The masculine husband: the historic Devil's bridge in the south of France |
And what does Jodi Rose want in life? She wants incompatible things, a mix of modernity and tradition. She wants absolute freedom, but also love and security.
And this mix came out in her wedding ceremony. She values the bridge for having some advanced masculine qualities, whilst at the same time leaving her perfectly free to do whatever she wants:
The Devil’s Bridge is everything I could desire in a husband - sturdy, trustworthy, sensual, kind and handsome...This is not a decision I undertake lightly, just as our curves complement, we truly bring joy to each other, and the strength of his pylons will always carry me home. Bridgeland is love!
The story of our romance is a modern love fable...Although he is made of stone, the resonance of his being is very present, and I feel at peace in his strong embrace. He makes me feel connected to the earth and draws me to rest from my endless nomadic wanderings.
In his early years, women like me – educated, independent, unmarried - had an unfortunate tendency to end up in the hands of the inquisition, accused of being the Devil’s consorts and burned on the stake as witches. Women who exert too much independence, sexual knowledge or freedom may still be crucified on the stake of the mass media, while attitudes to those who remain unmarried, for whatever reason, are a combination of envy, speculation and pity, which although it may sting the ego, is preferable to being thrown onto a burning pyre or relegated to unpaid domestic labour.

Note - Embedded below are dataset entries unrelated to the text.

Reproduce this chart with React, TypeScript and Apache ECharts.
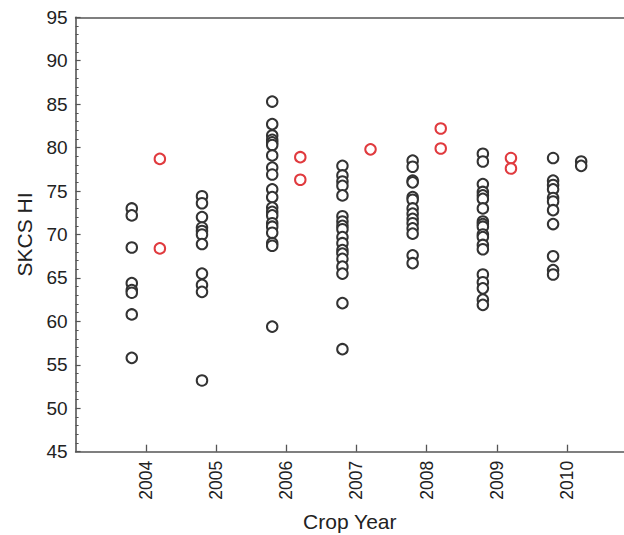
import React, { useEffect, useRef } from "react";
import * as echarts from "echarts";

const years = [2004, 2005, 2006, 2007, 2008, 2009, 2010];

const blackValues: number[][] = [
  [73.0, 72.2, 68.5, 64.4, 63.6, 63.3, 60.8, 55.8],
  [74.4, 73.6, 72.0, 70.8, 70.4, 70.0, 68.9, 65.5, 64.2, 63.4, 53.2],
  [85.3, 82.7, 81.4, 80.9, 80.6, 80.3, 79.1, 77.7, 76.9, 75.2, 74.3, 73.1, 72.6, 72.2, 71.3, 70.9, 70.2, 69.0, 68.7, 59.4],
  [77.9, 76.8, 76.1, 75.6, 74.5, 72.1, 71.5, 71.0, 70.6, 69.7, 69.0, 68.2, 67.8, 67.2, 66.3, 65.5, 62.1, 56.8],
  [78.5, 77.8, 76.2, 76.0, 74.3, 74.0, 73.0, 72.4, 71.8, 71.3, 70.7, 70.1, 67.6, 66.7],
  [79.3, 78.4, 75.8, 74.9, 74.5, 74.1, 73.0, 71.5, 71.2, 70.9, 70.0, 69.7, 68.8, 68.3, 65.4, 64.5, 63.8, 62.5, 61.9],
  [78.8, 76.2, 75.7, 75.2, 74.2, 73.8, 72.8, 71.2, 67.5, 65.9, 65.4],
];

const redValues: number[][] = [
  [78.7, 68.4],
  [],
  [78.9, 76.3],
  [79.8],
  [82.2, 79.9],
  [78.8, 77.6],
  [],
];

const blackRightValues: number[][] = [[], [], [], [], [], [], [78.4, 77.9]];

const LEFT_OFFSET = -0.2;
const RIGHT_OFFSET = 0.2;

function toPoints(values: number[][], offset: number): number[][] {
  const pts: number[][] = [];
  values.forEach((arr, i) => {
    arr.forEach((v) => pts.push([years[i] + offset, v]));
  });
  return pts;
}

const FONT = "Liberation Sans, Arial, Helvetica, sans-serif";
const AXIS_COLOR = "#555";
const TEXT_COLOR = "#222";

export default function App() {
  const ref = useRef<HTMLDivElement>(null);
  useEffect(() => {
    if (!ref.current) return;
    const chart = echarts.init(ref.current, null, { renderer: "svg" });
    const circle = (color: string) => ({
      type: "scatter" as const,
      xAxisIndex: 0,
      yAxisIndex: 0,
      symbol: "emptyCircle",
      symbolSize: 10.5,
      itemStyle: { color: color, borderColor: color, borderWidth: 1, opacity: 1 },
      emphasis: { disabled: true },
      z: 3,
    });
    chart.setOption({
      animation: false,
      textStyle: { fontFamily: FONT },
      grid: {
        left: 75.6,
        right: 0,
        top: 17.3,
        bottom: 535 - 451.7,
        containLabel: false,
        outerBoundsMode: "none",
      },
      xAxis: [
        {
          type: "value",
          min: 2003,
          max: 2010.81,
          interval: 1,
          name: "Crop Year",
          nameLocation: "middle",
          nameGap: 59,
          nameTextStyle: { fontSize: 21, color: TEXT_COLOR, fontFamily: FONT },
          axisLine: { show: true, lineStyle: { color: AXIS_COLOR, width: 1.6 } },
          axisTick: { show: true, inside: true, length: 7, lineStyle: { color: AXIS_COLOR, width: 1.3 } },
          splitLine: { show: false },
          axisLabel: {
            rotate: 90,
            fontSize: 17.5,
            color: TEXT_COLOR,
            fontFamily: FONT,
            margin: 9,
            showMinLabel: false,
            showMaxLabel: false,
            formatter: (v: number) => (years.indexOf(Math.round(v)) >= 0 && Math.abs(v - Math.round(v)) < 1e-6 ? String(Math.round(v)) : ""),
          },
        },
        {
          type: "value",
          position: "top",
          min: 2003,
          max: 2010.81,
          interval: 1,
          axisLine: { show: true, lineStyle: { color: AXIS_COLOR, width: 1.6 } },
          axisTick: { show: false },
          axisLabel: { show: false },
          splitLine: { show: false },
        },
      ],
      yAxis: {
        type: "value",
        min: 45,
        max: 95,
        interval: 5,
        name: "SKCS HI",
        nameLocation: "middle",
        nameGap: 41,
        nameTextStyle: { fontSize: 21, color: TEXT_COLOR, fontFamily: FONT },
        axisLine: { show: true, lineStyle: { color: AXIS_COLOR, width: 1.6 } },
        axisTick: { show: true, inside: true, length: 5, lineStyle: { color: AXIS_COLOR, width: 1.2 } },
        minorTick: { show: true, splitNumber: 5, length: 3, lineStyle: { color: AXIS_COLOR, width: 1 } },
        splitLine: { show: false },
        axisLabel: { fontSize: 19, color: TEXT_COLOR, fontFamily: FONT, margin: 8 },
      },
      series: [
        { ...circle("#333333"), name: "black", data: toPoints(blackValues, LEFT_OFFSET) },
        { ...circle("#333333"), name: "blackRight", data: toPoints(blackRightValues, RIGHT_OFFSET) },
        { ...circle("#e03a3e"), name: "red", data: toPoints(redValues, RIGHT_OFFSET) },
      ],
    });
    return () => chart.dispose();
  }, []);
  return (
    <div
      ref={ref}
      style={{ position: "fixed", left: 0, top: 0, width: 624, height: 535, background: "#fff" }}
    />
  );
}
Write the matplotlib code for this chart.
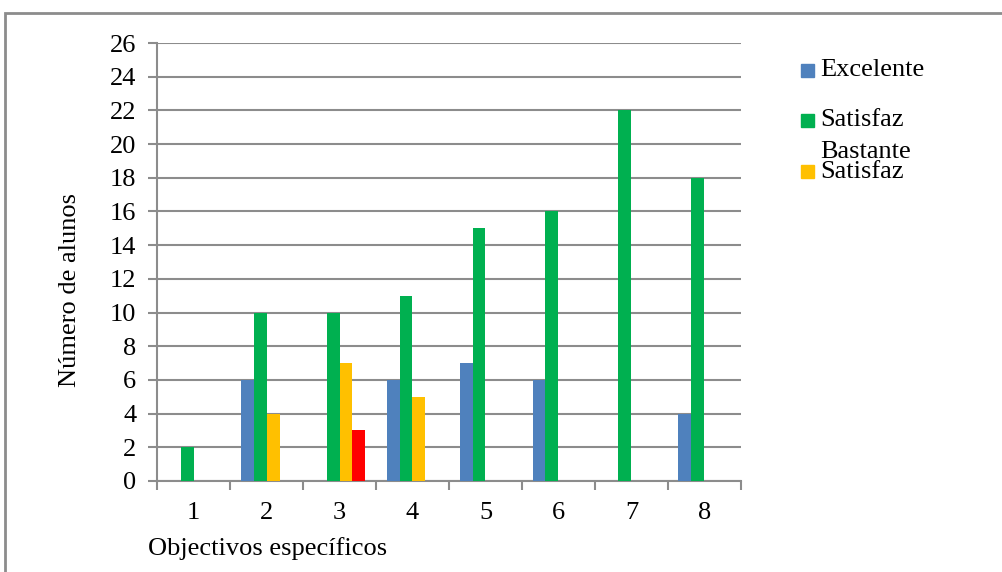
import numpy as np
import matplotlib.pyplot as plt
from matplotlib.patches import Rectangle

# Number of students per objective and grade
objectives = ["1", "2", "3", "4", "5", "6", "7", "8"]
excelente = [0, 6, 0, 6, 7, 6, 0, 4]
satisfaz_bastante = [2, 10, 10, 11, 15, 16, 22, 18]
satisfaz = [0, 4, 7, 5, 0, 0, 0, 0]
nao_satisfaz = [0, 0, 3, 0, 0, 0, 0, 0]

series = [excelente, satisfaz_bastante, satisfaz, nao_satisfaz]
colors = ["#4F81BD", "#00B050", "#FFC000", "#FF0000"]
legend_labels = ["Excelente", "Satisfaz\nBastante", "Satisfaz"]

plt.rcParams["font.family"] = ["Liberation Serif", "DejaVu Serif"]
grid_gray = "#8C8C8C"
fs = 19

fig = plt.figure(figsize=(10.02, 5.72), dpi=100)
ax = fig.add_axes([0.1567, 0.1591, 0.5828, 0.7657])

x = np.arange(len(objectives))
width = 0.178
for i, (vals, c) in enumerate(zip(series, colors)):
    offs = (i - 1.5) * width
    ax.bar(x + offs, vals, width, color=c, zorder=3)

ax.set_xlim(-0.5, len(objectives) - 0.5)
ax.set_ylim(0, 26)
ax.set_yticks(range(0, 27, 2))
ax.yaxis.grid(True, color=grid_gray, linewidth=1.5, zorder=0)

# tick marks sit between categories, labels at category centres
ax.set_xticks(np.arange(-0.5, len(objectives)), minor=False)
ax.set_xticklabels([])
ax.set_xticks(x, minor=True)
ax.set_xticklabels(objectives, minor=True)
ax.tick_params(axis="x", which="major", length=6.5, width=1.5, color=grid_gray, direction="out")
ax.tick_params(axis="x", which="minor", length=0, pad=15, labelsize=fs)
ax.tick_params(axis="y", length=6.5, width=1.5, color=grid_gray, direction="out", pad=8.5, labelsize=fs)

for s in ["top", "right"]:
    ax.spines[s].set_visible(False)
for s in ["left", "bottom"]:
    ax.spines[s].set_color(grid_gray)
    ax.spines[s].set_linewidth(1.5)

fig.text(0.070, 0.493, "Número de alunos", rotation=90, ha="center", va="center", fontsize=fs)
fig.text(0.148, 1 - 549 / 572, "Objectivos específicos", ha="left", va="center", fontsize=fs)

# legend
leg_y = [70, 120, 172]
for lab, c, yy in zip(legend_labels, colors, leg_y):
    fy = 1 - yy / 572
    fig.patches.append(Rectangle((801 / 1002, fy - 6.5 / 572), 13 / 1002, 13 / 572,
                                 transform=fig.transFigure, color=c))
    if "\n" in lab:
        first, second = lab.split("\n")
        fig.text(820 / 1002, fy, first, ha="left", va="center", fontsize=fs)
        fig.text(820 / 1002, 1 - 152 / 572, second, ha="left", va="center", fontsize=fs)
    else:
        fig.text(820 / 1002, fy, lab, ha="left", va="center", fontsize=fs)

# outer chart frame
fig.patches.append(Rectangle((5 / 1002, -0.1), 1.2, 1 - 13 / 572 + 0.1,
                             transform=fig.transFigure, fill=False,
                             edgecolor=grid_gray, linewidth=2))

fig.savefig("out.png", dpi=100)
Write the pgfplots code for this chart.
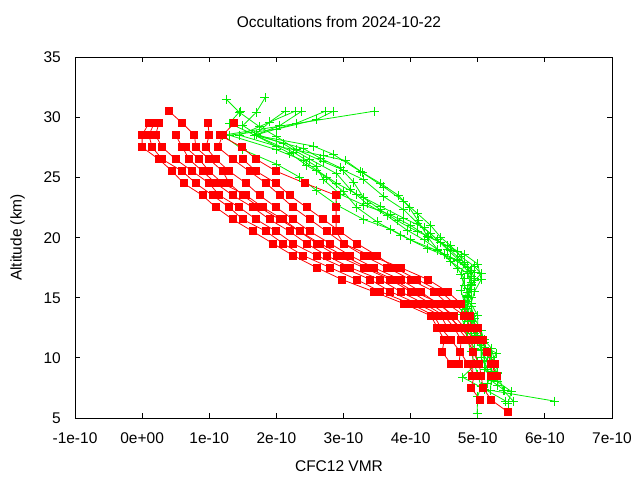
\documentclass[border=0pt]{standalone}
\usepackage{fontspec}
\setmainfont{Liberation Sans}
\usepackage{pgfplots}
\pgfplotsset{compat=1.18}
\definecolor{gr}{RGB}{0,238,0}
\definecolor{rd}{RGB}{255,0,0}
\newcommand{\myfont}{\fontsize{15.5pt}{18pt}\selectfont}
\pgfplotsset{
  redp/.style={rd, line width=0.8pt, mark=square*, mark size=3.5pt, mark options={solid, fill=rd, draw=rd, line width=0pt}},
  grp/.style={gr, line width=0.8pt, mark=+, mark size=4.5pt, mark options={solid, line width=0.9pt}},
}
\begin{document}
\begin{tikzpicture}
\useasboundingbox (-75pt,-62pt) rectangle (565pt,418pt);
\begin{axis}[
  scale only axis, width=537pt, height=361pt,
  xmin=-1, xmax=7, ymin=5, ymax=35,
  xtick={-1,0,1,2,3,4,5,6,7},
  xticklabels={-1e-10,0e+00,1e-10,2e-10,3e-10,4e-10,5e-10,6e-10,7e-10},
  ytick={5,10,15,20,25,30,35},
  minor tick num=0,
  tick align=inside, major tick length=5pt,
  axis line style={black, line width=0.8pt},
  every tick/.style={black, line width=0.8pt},
  /pgf/number format/assume math mode=true,
  tick label style={font=\myfont},
  xticklabel style={anchor=base, yshift=-25.5pt, inner sep=0pt},
  yticklabel style={anchor=base east, xshift=-14pt, yshift=-5.5pt, inner sep=0pt},
  title={Occultations from 2024-10-22},
  title style={font=\myfont, at={(axis description cs:0.4916,1.065)}, anchor=base, inner sep=0pt},
  xlabel={CFC12 VMR},
  xlabel style={font=\myfont, at={(axis description cs:0.4916,-0.148)}, anchor=base, inner sep=0pt},
  ylabel={Altitude (km)},
  ylabel style={font=\myfont, at={(axis description cs:-0.0996,0.5)}, anchor=base, inner sep=0pt},
]
% ---------------- green profiles ----------------
\addplot[grp] coordinates {(2.28,30.5)(1.45,28.5)(2.0,27.6)(2.7,26.8)(3.03,26.4)(3.28,25.4)(3.55,24.5)(3.82,23.5)(3.98,22.5)(4.11,21.4)(4.26,20.0)(4.4,19.0)(4.6,18.0)(4.85,17.0)(4.9,16.0)(4.85,15.0)(4.8,14.0)(4.85,13.0)(4.9,12.0)(5.05,11.0)(5.2,10.0)(5.1,9.0)(5.3,8.0)(5.5,7.2)(5.45,6.2)};
\addplot[grp] coordinates {(1.25,31.5)(1.45,30.4)(1.75,29.2)(2.0,28.4)(2.3,27.3)(2.7,26.3)(3.0,25.6)(3.3,24.8)(3.6,23.4)(3.9,22.3)(4.1,21.2)(4.3,20.3)(4.55,19.0)(4.7,18.2)(4.85,17.2)(4.9,16.3)(4.85,15.2)(4.85,14.1)(4.9,13.1)(4.95,12.0)(5.05,11.0)(5.05,10.0)(5.15,9.0)(5.2,8.1)(5.4,7.3)};
\addplot[grp] coordinates {(1.83,31.6)(1.7,30.4)(1.5,29.3)(1.7,28.6)(2.1,27.8)(2.5,26.5)(2.9,25.3)(3.1,24.0)(3.35,22.8)(3.65,21.8)(3.95,20.6)(4.2,19.8)(4.5,18.6)(4.7,17.4)(4.8,16.6)(4.75,15.6)(4.8,14.6)(4.75,13.6)(4.8,12.6)(4.85,11.5)(4.9,10.5)(4.95,9.5)(5.0,8.6)(5.05,7.6)(5.0,6.8)(4.99,5.4)};
\addplot[grp] coordinates {(2.38,30.5)(2.05,29.3)(1.68,28.5)(2.2,27.0)(2.45,26.0)(2.75,25.0)(3.0,23.8)(3.2,22.5)(3.5,21.3)(3.85,20.2)(4.25,19.1)(4.6,18.3)(4.85,17.5)(4.9,16.8)(4.85,15.8)(4.8,14.8)(4.85,13.8)(4.8,12.8)(4.85,11.8)(4.95,10.8)(5.0,9.6)(4.77,8.4)(5.1,7.4)(5.42,6.4)};
\addplot[grp] coordinates {(2.13,30.5)(1.9,29.6)(1.68,28.5)(2.4,27.4)(2.65,26.6)(2.95,25.8)(3.15,24.6)(3.3,23.3)(3.55,22.3)(3.8,21.4)(4.1,20.5)(4.45,19.6)(4.7,18.8)(4.8,17.8)(4.75,16.9)(4.8,16.0)(4.9,15.0)(4.8,14.0)(4.9,13.0)(5.0,11.9)(5.1,10.9)(5.28,10.4)(5.2,9.5)(5.3,8.7)(5.38,7.3)(5.53,6.4)};
\addplot[grp] coordinates {(2.73,30.5)(2.3,29.5)(1.68,28.5)(2.55,27.6)(2.85,26.9)(3.25,25.5)(3.6,24.2)(3.9,23.0)(4.1,22.0)(4.3,21.0)(4.45,20.0)(4.6,19.3)(4.75,18.4)(4.95,17.6)(5.05,17.0)(4.9,16.1)(4.85,15.1)(4.9,14.3)(4.95,13.3)(5.05,12.3)(5.1,11.3)(5.15,10.2)(5.1,9.2)(5.2,8.2)(5.19,7.3)(6.15,6.4)};
\addplot[grp] coordinates {(2.85,30.5)(2.6,29.8)(2.0,29.0)(1.3,28.5)(2.0,27.3)(2.4,26.4)(2.6,25.6)(2.9,24.5)(3.2,23.6)(3.55,22.6)(3.9,21.6)(4.2,20.8)(4.4,19.8)(4.6,18.9)(4.8,17.9)(4.95,17.1)(4.95,16.4)(4.85,15.4)(4.8,14.4)(4.9,13.4)(4.95,12.4)(5.0,11.4)(5.05,10.6)(5.15,9.7)(5.2,8.9)(5.15,7.9)};
\addplot[grp] coordinates {(1.46,30.5)(1.3,29.5)(1.68,28.5)(2.25,27.1)(2.6,25.9)(2.7,24.8)(2.95,23.6)(3.3,22.7)(3.7,21.9)(4.0,21.0)(4.25,20.1)(4.55,19.3)(4.8,18.6)(5.0,17.8)(5.05,16.5)(4.95,15.5)(4.9,14.5)(5.0,13.5)(5.0,12.5)(5.1,11.5)(5.2,10.8)(5.25,9.8)(5.3,8.8)(5.3,7.7)};
\addplot[grp] coordinates {(3.46,30.5)(1.2,28.5)(1.5,27.3)(2.0,26.1)(2.35,25.0)(2.6,23.9)(2.9,22.7)(3.3,21.5)(3.7,20.7)(4.0,19.8)(4.4,18.9)(4.7,18.1)(4.9,17.3)(4.95,16.6)(4.9,15.7)(4.85,14.7)(4.9,13.7)(4.95,12.7)(5.0,11.7)(5.05,10.7)(5.1,9.8)};
% ---------------- red profiles ----------------
\addplot[redp] coordinates {(0.1,29.5)(0.0,28.5)(0.0,27.5)(0.25,26.5)(0.45,25.5)(0.62,24.5)(0.9,23.5)(1.1,22.5)(1.35,21.5)(1.65,20.5)(1.95,19.5)(2.25,18.5)(2.6,17.5)(2.98,16.5)(3.45,15.5)(3.9,14.5)(4.3,13.5)(4.4,12.5)(4.5,11.5)(4.47,10.5)(4.6,9.5)};
\addplot[redp] coordinates {(0.18,29.5)(0.1,28.5)(0.15,27.5)(0.3,26.5)(0.6,25.5)(0.8,24.5)(1.05,23.5)(1.3,22.5)(1.5,21.5)(1.85,20.5)(2.1,19.5)(2.4,18.5)(2.8,17.5)(3.2,16.5)(3.55,15.5)(4.0,14.5)(4.35,13.5)(4.45,12.5)(4.6,11.5)(4.74,10.5)(4.72,9.5)};
\addplot[redp] coordinates {(0.25,29.5)(0.2,28.5)(0.3,27.5)(0.5,26.5)(0.75,25.5)(1.0,24.5)(1.15,23.5)(1.45,22.5)(1.7,21.5)(2.0,20.5)(2.25,19.5)(2.6,18.5)(3.0,17.5)(3.4,16.5)(3.7,15.5)(4.1,14.5)(4.45,13.5)(4.55,12.5)};
\addplot[redp] coordinates {(0.5,28.5)(0.6,27.5)(0.7,26.5)(0.9,25.5)(1.1,24.5)(1.35,23.5)(1.65,22.5)(1.9,21.5)(2.2,20.5)(2.45,19.5)(2.75,18.5)(3.1,17.5)(3.55,16.5)(3.85,15.5)(4.2,14.5)(4.5,13.5)(4.65,12.5)(4.75,11.5)(4.74,10.5)(4.85,9.5)(4.95,8.5)(4.9,7.5)(5.04,6.5)};
\addplot[redp] coordinates {(0.4,30.5)(0.6,29.5)(0.78,28.5)(0.8,27.5)(1.0,26.5)(1.2,25.5)(1.3,24.5)(1.5,23.5)(1.75,22.5)(2.05,21.5)(2.35,20.5)(2.6,19.5)(2.9,18.5)(3.3,17.5)(3.7,16.5)(4.0,15.5)(4.3,14.5)(4.55,13.5)(4.75,12.5)(4.9,11.5)(4.93,10.5)(5.02,9.5)(5.05,8.5)(5.08,7.5)(5.2,6.5)(5.45,5.5)};
\addplot[redp] coordinates {(0.98,29.5)(1.0,28.5)(0.95,27.5)(1.1,26.5)(1.3,25.5)(1.55,24.5)(1.75,23.5)(2.0,22.5)(2.25,21.5)(2.5,20.5)(2.8,19.5)(3.1,18.5)(3.45,17.5)(3.85,16.5)(4.15,15.5)(4.4,14.5)(4.65,13.5)(4.8,12.5)(4.95,11.5)};
\addplot[redp] coordinates {(1.37,29.5)(1.2,28.5)(1.13,27.5)(1.35,26.5)(1.6,25.5)(1.85,24.5)(2.05,23.5)(2.25,22.5)(2.5,21.5)(2.75,20.5)(3.0,19.5)(3.3,18.5)(3.65,17.5)(4.0,16.5)(4.35,15.5)(4.55,14.5)(4.8,13.5)(4.9,12.5)(5.0,11.5)};
\addplot[redp] coordinates {(1.16,28.5)(1.49,27.5)(1.7,26.5)(2.0,25.5)(2.43,24.5)(2.89,23.5)(2.89,22.5)(2.89,21.5)(2.89,20.5)(3.0,19.5)(3.4,18.5)(3.85,17.5)(4.26,16.5)(4.55,15.5)(4.75,14.5)(4.88,13.5)(5.0,12.5)(5.08,11.5)(5.14,10.5)(5.26,9.5)(5.2,8.5)};
\addplot[redp] coordinates {(0.65,27.5)(0.85,26.5)(1.0,25.5)(1.2,24.5)(1.55,23.5)(1.8,22.5)(2.1,21.5)(2.35,20.5)(2.65,19.5)(3.0,18.5)(3.35,17.5)(3.75,16.5)(4.05,15.5)(4.45,14.5)(4.6,13.5)(4.7,12.5)(4.85,11.5)(4.93,10.5)(4.93,9.5)(4.92,8.5)};
\addplot[redp] coordinates {(1.5,26.5)(1.7,25.5)(2.0,24.5)(2.2,23.5)(2.45,22.5)(2.7,21.5)(2.95,20.5)(3.2,19.5)(3.5,18.5)(3.75,17.5)(4.1,16.5)(4.45,15.5)(4.65,14.5)(4.85,13.5)(4.92,12.5)(5.05,11.5)(5.14,10.5)(5.2,9.5)(5.29,8.5)};
\end{axis}
\end{tikzpicture}
\end{document}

While I respect those whose romantic and sexual feelings are oriented towards objects, mine is a symbolic affair, a pagan / animist view of the spiritual vibration in everything. He understands that I love other bridges – and men – ours is a love that embraces the vagaries of life, as materialised in the swirling currents of the river that flows beneath his magnificent body.
This is why I am marrying the bridge. He is fixed, stable, rooted to the ground, while I am nomadic, transient, ever on the road. He gives me a safe haven, brings me back to ground myself, and then lets me go again to follow my own path, without trying to keep me tied down or in thrall to his needs or desires. I am devoted to him. The perfect husband… strong and silent!
Interesting. On the one hand, she hasn't really bought into the liberal idea of gender sameness. She is clearly yearning for what is masculine, strong and protective. At the same time, she has bought into the liberal idea about female independence in a big way.
Jodi Rose with her bridge |
So it's little wonder she's ended up with a bridge. She sees the job of a husband very traditionally as having the strength to protect. Her job, it seems, is to be independent and footloose. It's not exactly the basis for a successfully complementary relationship.
Someone needs to tell Jodi Rose that women need to embody something more than independence if they are going to offer something compellingly attractive to masculine men. She needs to think about what there is within femininity that is likely to inspire love, but to do this she will first have to liberate herself from political ideas which associate femininity negatively with oppression and thraldom.